>> begin Dataset rows
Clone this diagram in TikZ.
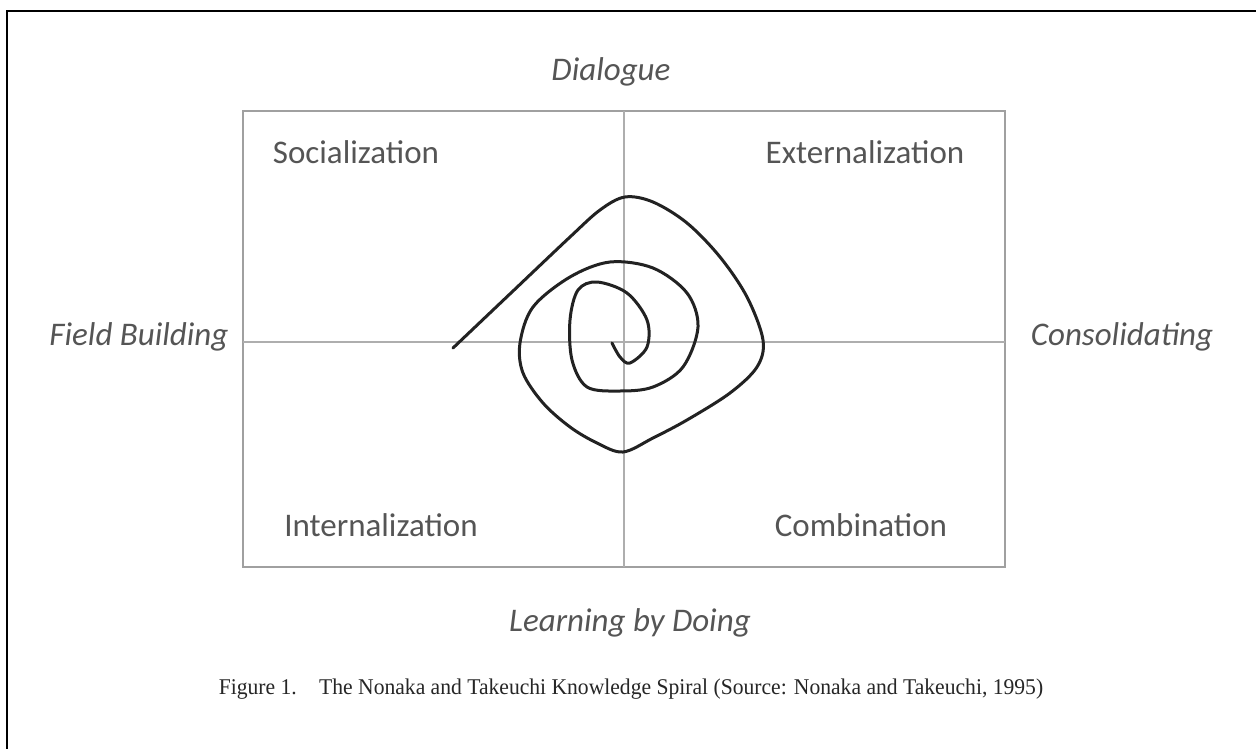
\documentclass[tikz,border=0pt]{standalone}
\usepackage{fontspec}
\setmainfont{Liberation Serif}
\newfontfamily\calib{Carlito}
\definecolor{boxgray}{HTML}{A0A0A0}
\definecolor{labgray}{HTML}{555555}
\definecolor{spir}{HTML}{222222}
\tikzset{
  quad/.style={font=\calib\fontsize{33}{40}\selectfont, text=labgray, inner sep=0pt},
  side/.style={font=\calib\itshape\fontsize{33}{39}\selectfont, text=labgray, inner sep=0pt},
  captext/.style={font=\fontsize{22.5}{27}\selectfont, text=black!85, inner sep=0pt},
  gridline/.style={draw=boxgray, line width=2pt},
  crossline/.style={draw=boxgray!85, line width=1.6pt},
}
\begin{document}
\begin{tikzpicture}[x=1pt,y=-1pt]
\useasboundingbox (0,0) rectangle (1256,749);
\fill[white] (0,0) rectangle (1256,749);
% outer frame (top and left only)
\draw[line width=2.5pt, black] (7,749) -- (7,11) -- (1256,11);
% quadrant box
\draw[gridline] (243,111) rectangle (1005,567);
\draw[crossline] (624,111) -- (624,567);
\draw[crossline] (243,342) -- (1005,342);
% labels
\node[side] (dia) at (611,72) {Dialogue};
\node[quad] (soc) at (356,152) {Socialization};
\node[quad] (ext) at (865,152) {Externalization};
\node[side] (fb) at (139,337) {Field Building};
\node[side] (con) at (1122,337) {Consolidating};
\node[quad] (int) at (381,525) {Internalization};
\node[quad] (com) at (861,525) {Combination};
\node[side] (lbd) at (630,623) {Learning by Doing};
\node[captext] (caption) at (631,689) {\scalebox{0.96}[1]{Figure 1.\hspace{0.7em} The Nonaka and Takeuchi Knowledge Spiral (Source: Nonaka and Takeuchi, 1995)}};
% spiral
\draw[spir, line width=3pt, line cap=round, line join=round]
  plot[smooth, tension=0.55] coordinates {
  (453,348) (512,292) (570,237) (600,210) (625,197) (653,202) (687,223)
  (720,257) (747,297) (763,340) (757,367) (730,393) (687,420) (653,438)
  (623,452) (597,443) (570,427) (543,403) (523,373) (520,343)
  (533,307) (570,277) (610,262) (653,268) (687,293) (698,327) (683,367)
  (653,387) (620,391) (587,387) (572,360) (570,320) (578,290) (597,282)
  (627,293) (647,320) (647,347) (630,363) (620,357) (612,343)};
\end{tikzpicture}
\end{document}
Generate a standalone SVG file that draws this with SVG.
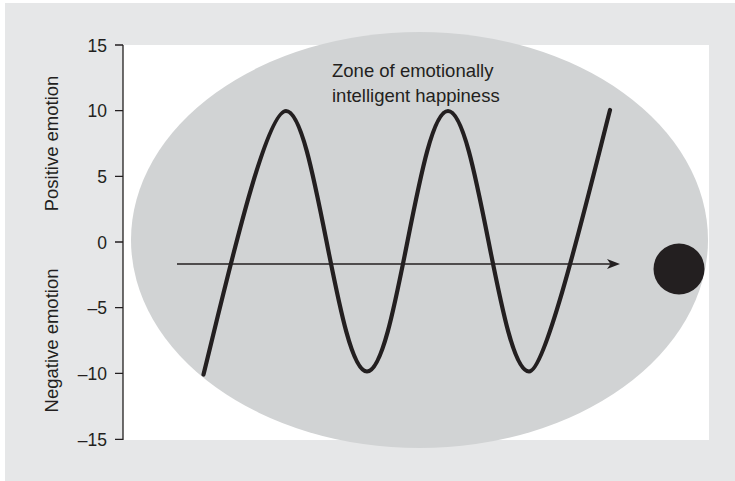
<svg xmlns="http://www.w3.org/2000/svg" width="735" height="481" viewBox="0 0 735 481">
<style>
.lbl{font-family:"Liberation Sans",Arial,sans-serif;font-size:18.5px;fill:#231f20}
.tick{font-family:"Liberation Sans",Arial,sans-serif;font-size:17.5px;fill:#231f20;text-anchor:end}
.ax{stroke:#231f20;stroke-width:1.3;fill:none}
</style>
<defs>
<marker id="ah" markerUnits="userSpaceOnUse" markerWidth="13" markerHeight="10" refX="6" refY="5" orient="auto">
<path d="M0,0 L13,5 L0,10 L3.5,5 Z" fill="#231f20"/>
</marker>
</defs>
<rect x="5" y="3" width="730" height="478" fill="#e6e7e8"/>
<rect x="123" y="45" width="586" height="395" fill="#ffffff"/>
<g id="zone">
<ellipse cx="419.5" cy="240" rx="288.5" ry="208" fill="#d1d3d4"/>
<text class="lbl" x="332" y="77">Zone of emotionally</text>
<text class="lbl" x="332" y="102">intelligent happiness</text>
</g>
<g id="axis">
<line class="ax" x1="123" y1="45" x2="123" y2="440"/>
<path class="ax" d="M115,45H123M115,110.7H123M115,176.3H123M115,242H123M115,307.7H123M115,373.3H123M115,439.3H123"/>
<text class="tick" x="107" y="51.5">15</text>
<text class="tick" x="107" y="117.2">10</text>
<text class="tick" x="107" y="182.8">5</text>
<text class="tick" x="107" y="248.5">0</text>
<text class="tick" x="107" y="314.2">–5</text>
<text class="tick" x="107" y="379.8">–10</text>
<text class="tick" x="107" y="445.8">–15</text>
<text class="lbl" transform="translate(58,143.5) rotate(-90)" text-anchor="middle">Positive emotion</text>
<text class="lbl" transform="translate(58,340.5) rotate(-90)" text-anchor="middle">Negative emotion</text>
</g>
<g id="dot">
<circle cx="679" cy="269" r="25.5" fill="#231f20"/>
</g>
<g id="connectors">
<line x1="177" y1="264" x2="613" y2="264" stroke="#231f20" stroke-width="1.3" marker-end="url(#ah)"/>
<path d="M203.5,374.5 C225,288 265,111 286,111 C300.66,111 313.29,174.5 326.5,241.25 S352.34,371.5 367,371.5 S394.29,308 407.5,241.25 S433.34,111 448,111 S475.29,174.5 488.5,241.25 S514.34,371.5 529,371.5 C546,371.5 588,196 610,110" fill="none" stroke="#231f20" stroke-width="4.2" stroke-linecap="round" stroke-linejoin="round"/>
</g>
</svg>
>> end Dataset rows
▶ Job: Transcribe the material as is, with images omitted.

▶ Correct output:
Clone this diagram in TikZ.
\documentclass[tikz,border=0pt]{standalone}
\usepackage{fontspec}
\setmainfont{Liberation Serif}
\newfontfamily\calib{Carlito}
\definecolor{boxgray}{HTML}{A0A0A0}
\definecolor{labgray}{HTML}{555555}
\definecolor{spir}{HTML}{222222}
\tikzset{
  quad/.style={font=\calib\fontsize{33}{40}\selectfont, text=labgray, inner sep=0pt},
  side/.style={font=\calib\itshape\fontsize{33}{39}\selectfont, text=labgray, inner sep=0pt},
  captext/.style={font=\fontsize{22.5}{27}\selectfont, text=black!85, inner sep=0pt},
  gridline/.style={draw=boxgray, line width=2pt},
  crossline/.style={draw=boxgray!85, line width=1.6pt},
}
\begin{document}
\begin{tikzpicture}[x=1pt,y=-1pt]
\useasboundingbox (0,0) rectangle (1256,749);
\fill[white] (0,0) rectangle (1256,749);
% outer frame (top and left only)
\draw[line width=2.5pt, black] (7,749) -- (7,11) -- (1256,11);
% quadrant box
\draw[gridline] (243,111) rectangle (1005,567);
\draw[crossline] (624,111) -- (624,567);
\draw[crossline] (243,342) -- (1005,342);
% labels
\node[side] (dia) at (611,72) {Dialogue};
\node[quad] (soc) at (356,152) {Socialization};
\node[quad] (ext) at (865,152) {Externalization};
\node[side] (fb) at (139,337) {Field Building};
\node[side] (con) at (1122,337) {Consolidating};
\node[quad] (int) at (381,525) {Internalization};
\node[quad] (com) at (861,525) {Combination};
\node[side] (lbd) at (630,623) {Learning by Doing};
\node[captext] (caption) at (631,689) {\scalebox{0.96}[1]{Figure 1.\hspace{0.7em} The Nonaka and Takeuchi Knowledge Spiral (Source: Nonaka and Takeuchi, 1995)}};
% spiral
\draw[spir, line width=3pt, line cap=round, line join=round]
  plot[smooth, tension=0.55] coordinates {
  (453,348) (512,292) (570,237) (600,210) (625,197) (653,202) (687,223)
  (720,257) (747,297) (763,340) (757,367) (730,393) (687,420) (653,438)
  (623,452) (597,443) (570,427) (543,403) (523,373) (520,343)
  (533,307) (570,277) (610,262) (653,268) (687,293) (698,327) (683,367)
  (653,387) (620,391) (587,387) (572,360) (570,320) (578,290) (597,282)
  (627,293) (647,320) (647,347) (630,363) (620,357) (612,343)};
\end{tikzpicture}
\end{document}
Generate a standalone SVG file that draws this with SVG.
<svg xmlns="http://www.w3.org/2000/svg" width="735" height="481" viewBox="0 0 735 481">
<style>
.lbl{font-family:"Liberation Sans",Arial,sans-serif;font-size:18.5px;fill:#231f20}
.tick{font-family:"Liberation Sans",Arial,sans-serif;font-size:17.5px;fill:#231f20;text-anchor:end}
.ax{stroke:#231f20;stroke-width:1.3;fill:none}
</style>
<defs>
<marker id="ah" markerUnits="userSpaceOnUse" markerWidth="13" markerHeight="10" refX="6" refY="5" orient="auto">
<path d="M0,0 L13,5 L0,10 L3.5,5 Z" fill="#231f20"/>
</marker>
</defs>
<rect x="5" y="3" width="730" height="478" fill="#e6e7e8"/>
<rect x="123" y="45" width="586" height="395" fill="#ffffff"/>
<g id="zone">
<ellipse cx="419.5" cy="240" rx="288.5" ry="208" fill="#d1d3d4"/>
<text class="lbl" x="332" y="77">Zone of emotionally</text>
<text class="lbl" x="332" y="102">intelligent happiness</text>
</g>
<g id="axis">
<line class="ax" x1="123" y1="45" x2="123" y2="440"/>
<path class="ax" d="M115,45H123M115,110.7H123M115,176.3H123M115,242H123M115,307.7H123M115,373.3H123M115,439.3H123"/>
<text class="tick" x="107" y="51.5">15</text>
<text class="tick" x="107" y="117.2">10</text>
<text class="tick" x="107" y="182.8">5</text>
<text class="tick" x="107" y="248.5">0</text>
<text class="tick" x="107" y="314.2">–5</text>
<text class="tick" x="107" y="379.8">–10</text>
<text class="tick" x="107" y="445.8">–15</text>
<text class="lbl" transform="translate(58,143.5) rotate(-90)" text-anchor="middle">Positive emotion</text>
<text class="lbl" transform="translate(58,340.5) rotate(-90)" text-anchor="middle">Negative emotion</text>
</g>
<g id="dot">
<circle cx="679" cy="269" r="25.5" fill="#231f20"/>
</g>
<g id="connectors">
<line x1="177" y1="264" x2="613" y2="264" stroke="#231f20" stroke-width="1.3" marker-end="url(#ah)"/>
<path d="M203.5,374.5 C225,288 265,111 286,111 C300.66,111 313.29,174.5 326.5,241.25 S352.34,371.5 367,371.5 S394.29,308 407.5,241.25 S433.34,111 448,111 S475.29,174.5 488.5,241.25 S514.34,371.5 529,371.5 C546,371.5 588,196 610,110" fill="none" stroke="#231f20" stroke-width="4.2" stroke-linecap="round" stroke-linejoin="round"/>
</g>
</svg>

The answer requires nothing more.